Plotting code records:
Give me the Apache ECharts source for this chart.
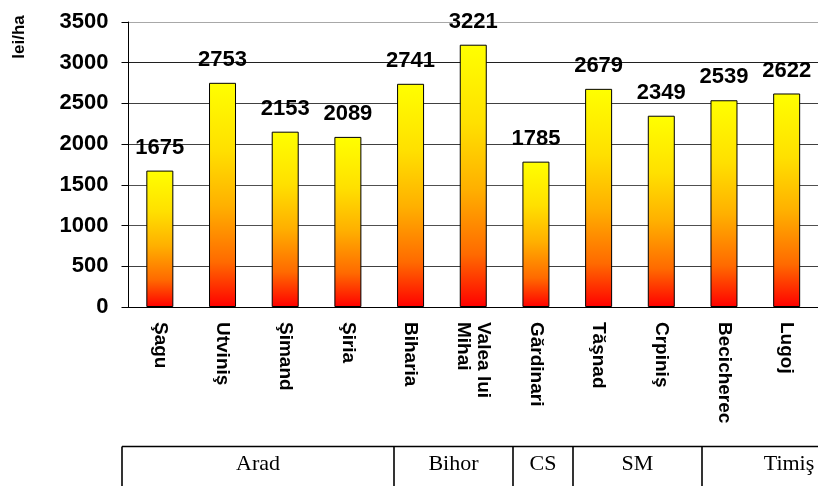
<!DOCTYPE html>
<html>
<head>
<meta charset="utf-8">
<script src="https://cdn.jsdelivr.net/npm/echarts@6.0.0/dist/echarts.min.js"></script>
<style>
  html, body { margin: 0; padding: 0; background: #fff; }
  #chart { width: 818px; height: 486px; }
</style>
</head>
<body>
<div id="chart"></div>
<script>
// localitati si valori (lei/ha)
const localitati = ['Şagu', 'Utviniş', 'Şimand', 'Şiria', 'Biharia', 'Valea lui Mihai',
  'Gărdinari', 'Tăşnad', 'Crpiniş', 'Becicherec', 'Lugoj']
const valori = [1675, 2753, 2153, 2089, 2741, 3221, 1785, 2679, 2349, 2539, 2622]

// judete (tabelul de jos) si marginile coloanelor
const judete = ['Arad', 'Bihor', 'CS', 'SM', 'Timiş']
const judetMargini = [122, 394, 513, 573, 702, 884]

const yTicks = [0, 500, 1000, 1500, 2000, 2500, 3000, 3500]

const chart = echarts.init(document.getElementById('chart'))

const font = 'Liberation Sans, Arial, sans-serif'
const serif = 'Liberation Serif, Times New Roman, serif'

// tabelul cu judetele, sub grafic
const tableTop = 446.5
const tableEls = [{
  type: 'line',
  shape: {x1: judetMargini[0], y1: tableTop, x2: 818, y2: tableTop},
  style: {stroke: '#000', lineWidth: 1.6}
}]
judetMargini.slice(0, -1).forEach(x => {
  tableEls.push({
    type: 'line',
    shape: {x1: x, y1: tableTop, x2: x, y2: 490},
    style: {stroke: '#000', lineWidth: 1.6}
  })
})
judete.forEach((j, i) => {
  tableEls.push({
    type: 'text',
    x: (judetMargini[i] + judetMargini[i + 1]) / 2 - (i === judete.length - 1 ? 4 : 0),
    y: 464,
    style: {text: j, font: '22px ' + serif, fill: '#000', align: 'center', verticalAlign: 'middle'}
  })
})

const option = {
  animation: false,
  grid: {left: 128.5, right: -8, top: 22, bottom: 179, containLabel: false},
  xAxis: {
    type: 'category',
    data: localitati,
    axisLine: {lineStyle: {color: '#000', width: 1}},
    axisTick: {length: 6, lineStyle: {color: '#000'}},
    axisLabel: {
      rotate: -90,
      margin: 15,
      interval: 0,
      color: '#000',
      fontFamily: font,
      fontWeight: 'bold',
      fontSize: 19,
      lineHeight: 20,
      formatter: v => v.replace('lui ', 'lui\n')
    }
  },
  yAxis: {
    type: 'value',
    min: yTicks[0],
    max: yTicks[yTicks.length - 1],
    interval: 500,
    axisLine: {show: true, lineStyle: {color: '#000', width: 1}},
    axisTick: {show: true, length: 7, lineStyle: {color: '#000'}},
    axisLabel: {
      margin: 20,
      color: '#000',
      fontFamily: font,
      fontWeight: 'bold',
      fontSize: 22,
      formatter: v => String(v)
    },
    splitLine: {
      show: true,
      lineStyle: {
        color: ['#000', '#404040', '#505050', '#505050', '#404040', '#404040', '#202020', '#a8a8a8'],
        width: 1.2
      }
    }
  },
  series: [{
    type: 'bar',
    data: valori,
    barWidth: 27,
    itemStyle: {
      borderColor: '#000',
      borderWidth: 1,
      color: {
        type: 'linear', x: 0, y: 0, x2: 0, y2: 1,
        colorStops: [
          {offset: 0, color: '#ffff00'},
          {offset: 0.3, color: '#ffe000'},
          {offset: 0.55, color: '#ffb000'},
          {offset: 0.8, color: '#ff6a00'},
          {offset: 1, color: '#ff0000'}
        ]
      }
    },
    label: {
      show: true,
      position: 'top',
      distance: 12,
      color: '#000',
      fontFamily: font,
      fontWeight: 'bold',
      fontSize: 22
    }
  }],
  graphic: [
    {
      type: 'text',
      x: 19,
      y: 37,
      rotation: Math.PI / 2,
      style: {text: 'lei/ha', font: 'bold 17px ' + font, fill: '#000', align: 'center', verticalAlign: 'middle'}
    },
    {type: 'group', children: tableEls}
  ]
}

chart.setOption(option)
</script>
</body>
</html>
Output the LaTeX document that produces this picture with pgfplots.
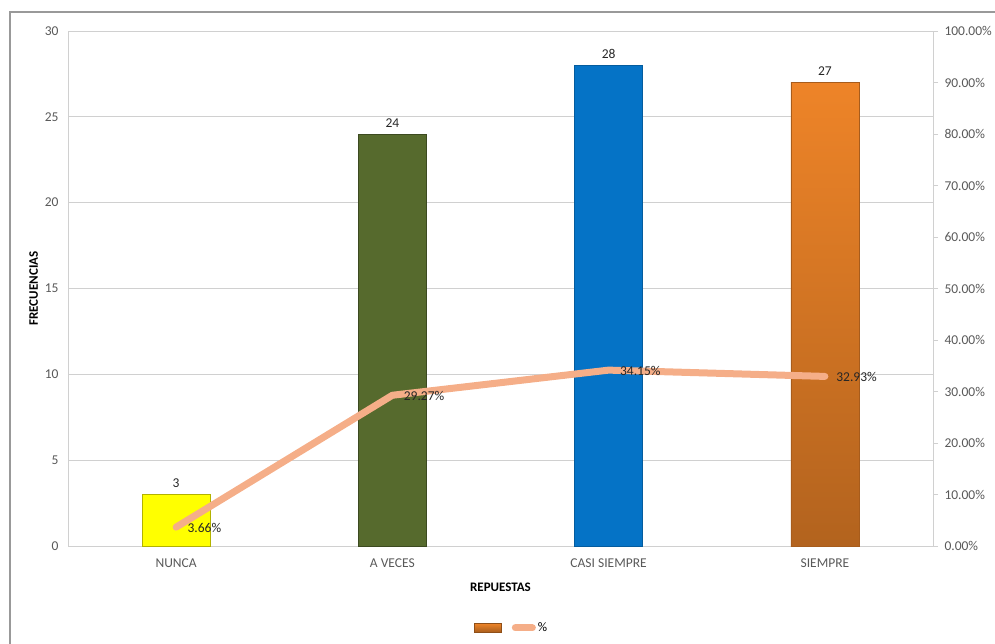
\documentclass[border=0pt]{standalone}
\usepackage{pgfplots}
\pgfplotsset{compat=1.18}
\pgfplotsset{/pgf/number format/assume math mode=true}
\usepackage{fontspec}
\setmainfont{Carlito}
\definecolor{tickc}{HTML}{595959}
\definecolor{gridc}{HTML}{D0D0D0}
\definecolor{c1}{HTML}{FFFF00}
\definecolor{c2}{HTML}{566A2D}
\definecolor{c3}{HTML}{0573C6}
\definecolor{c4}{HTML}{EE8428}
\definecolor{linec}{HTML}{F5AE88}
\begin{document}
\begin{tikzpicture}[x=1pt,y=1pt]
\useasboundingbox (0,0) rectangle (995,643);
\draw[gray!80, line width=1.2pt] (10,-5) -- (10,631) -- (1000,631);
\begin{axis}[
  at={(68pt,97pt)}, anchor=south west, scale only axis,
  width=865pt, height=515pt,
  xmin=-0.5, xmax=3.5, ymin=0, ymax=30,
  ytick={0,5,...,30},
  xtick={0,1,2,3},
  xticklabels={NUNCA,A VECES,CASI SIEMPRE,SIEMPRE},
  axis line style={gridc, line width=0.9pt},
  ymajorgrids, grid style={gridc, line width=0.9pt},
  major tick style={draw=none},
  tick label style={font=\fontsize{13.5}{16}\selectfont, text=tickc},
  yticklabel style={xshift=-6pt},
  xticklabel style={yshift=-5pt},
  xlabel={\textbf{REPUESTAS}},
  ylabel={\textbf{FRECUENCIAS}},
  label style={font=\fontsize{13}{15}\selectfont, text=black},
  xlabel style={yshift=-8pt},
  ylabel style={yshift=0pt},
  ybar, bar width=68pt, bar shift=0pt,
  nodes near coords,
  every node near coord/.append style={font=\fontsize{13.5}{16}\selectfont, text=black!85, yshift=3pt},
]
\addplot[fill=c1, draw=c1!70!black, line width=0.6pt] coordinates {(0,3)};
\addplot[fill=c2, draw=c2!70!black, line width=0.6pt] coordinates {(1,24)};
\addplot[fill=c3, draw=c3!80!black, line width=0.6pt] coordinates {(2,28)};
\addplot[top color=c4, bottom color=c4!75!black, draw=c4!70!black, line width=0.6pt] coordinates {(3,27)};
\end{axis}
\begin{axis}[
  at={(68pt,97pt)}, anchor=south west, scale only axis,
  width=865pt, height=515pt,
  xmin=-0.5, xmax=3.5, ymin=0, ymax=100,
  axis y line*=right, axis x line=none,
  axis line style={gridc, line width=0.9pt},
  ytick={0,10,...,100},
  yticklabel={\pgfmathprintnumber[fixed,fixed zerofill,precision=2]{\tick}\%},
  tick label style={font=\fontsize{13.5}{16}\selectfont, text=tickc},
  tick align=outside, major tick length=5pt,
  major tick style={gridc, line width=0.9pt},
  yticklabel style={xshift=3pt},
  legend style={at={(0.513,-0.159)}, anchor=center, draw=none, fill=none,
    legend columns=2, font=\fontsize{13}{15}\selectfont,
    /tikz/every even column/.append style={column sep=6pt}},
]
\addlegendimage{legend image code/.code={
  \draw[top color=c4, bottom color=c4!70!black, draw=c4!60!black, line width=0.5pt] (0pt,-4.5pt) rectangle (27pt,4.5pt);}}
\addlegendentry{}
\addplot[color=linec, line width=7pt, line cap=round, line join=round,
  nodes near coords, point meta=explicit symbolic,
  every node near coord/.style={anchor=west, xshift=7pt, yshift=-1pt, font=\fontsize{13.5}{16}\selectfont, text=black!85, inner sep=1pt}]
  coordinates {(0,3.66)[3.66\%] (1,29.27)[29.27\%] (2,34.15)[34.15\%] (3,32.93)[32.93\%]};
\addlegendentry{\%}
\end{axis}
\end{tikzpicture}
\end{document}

- _Task prompt_: Repeat only what runs from the first line of the records above to the line with "2349, 2539, 2622]", both included, word for word, minus the pictures.

- _The solution_:
Give me the Apache ECharts source for this chart.
<!DOCTYPE html>
<html>
<head>
<meta charset="utf-8">
<script src="https://cdn.jsdelivr.net/npm/echarts@6.0.0/dist/echarts.min.js"></script>
<style>
  html, body { margin: 0; padding: 0; background: #fff; }
  #chart { width: 818px; height: 486px; }
</style>
</head>
<body>
<div id="chart"></div>
<script>
// localitati si valori (lei/ha)
const localitati = ['Şagu', 'Utviniş', 'Şimand', 'Şiria', 'Biharia', 'Valea lui Mihai',
  'Gărdinari', 'Tăşnad', 'Crpiniş', 'Becicherec', 'Lugoj']
const valori = [1675, 2753, 2153, 2089, 2741, 3221, 1785, 2679, 2349, 2539, 2622]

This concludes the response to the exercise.